Wenn es bei diesen Wahlen zu offensichtlichen Fälschungen kommt, muss jeder Belarusse selbst für sich entscheiden, wie er darauf reagiert. Jeder Belarusse trägt Verantwortung für die Zukunft seines Landes. Und wenn die Menschen entscheiden, dass nur ein friedlicher Protest - wie er auch in der Verfassung garantiert ist - dabei helfen kann, unsere Stimmen zu schützen, dann wird das nun mal die äußerste Maßnahme sein, natürlich.

Immer wieder betonen Sie, dass Sie eigentlich nicht in die Politik wollen und sich nur gezwungen sahen, für Ihren Mann in die Bresche zu springen. Legendär ist bereits Ihre Aussage: "Ich will keine Macht. Ich will nur meinen Mann und meine Kinder zurück und weiter meine Fleischlaibchen kochen." Schließen Sie wirklich jede politische Aktivität in Zukunft aus?

Ich kann es ausschließen, im engeren Sinn politisch aktiv zu sein. Ich könnte mir nur eine Tätigkeit in der sozialen Sphäre vorstellen, wo ich schon Erfahrung habe und weiß, worum es geht.

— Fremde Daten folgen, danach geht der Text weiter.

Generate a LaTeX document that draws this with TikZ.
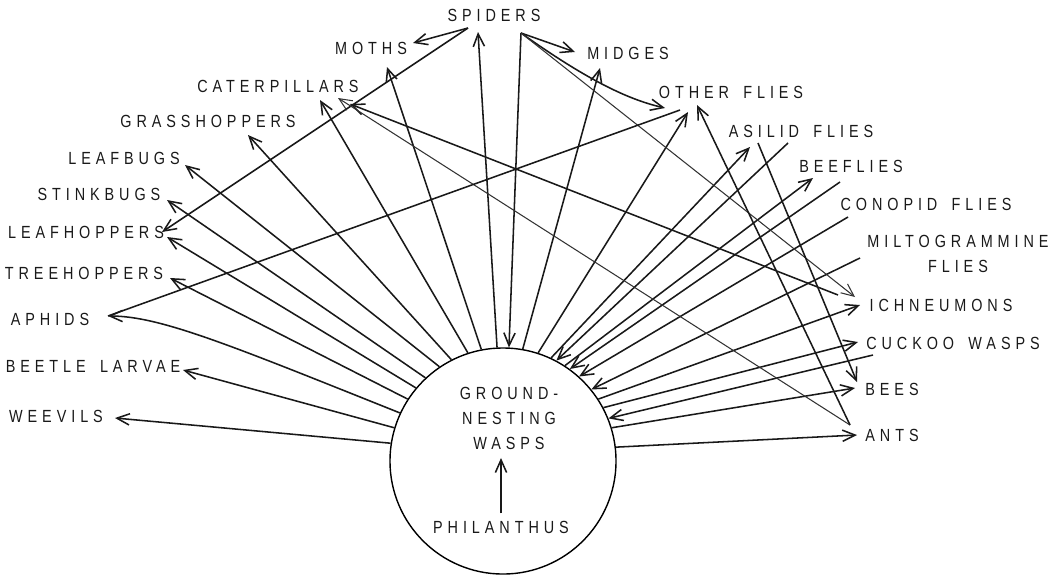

Aber wenn einmal einer unserer Männer Präsident sein wird, dann werden ohnehin sie dafür sorgen, das Land auf eine neue Ebene zu heben.

In die erste Reihe der Politik zieht es Sie nach wie vor nicht?

Was heißt schon in der ersten Reihe? Vielleicht werde ich die First Lady, wenn mein Mann Präsident wird. Ist das nicht auch die erste Reihe?

Zur Person: Swetlana Tichanowskaja (37) hat Pädagogik mit Schwerpunkt auf Englisch und Deutsch studiert. Danach hat sie als Übersetzerin gearbeitet. Zuletzt kümmerte sich Tichanowskaja ausschließlich um den Haushalt und ihre zwei Kinder. Sie ist die Ehefrau des prominenten Videobloggers Sergej Tichanowskij.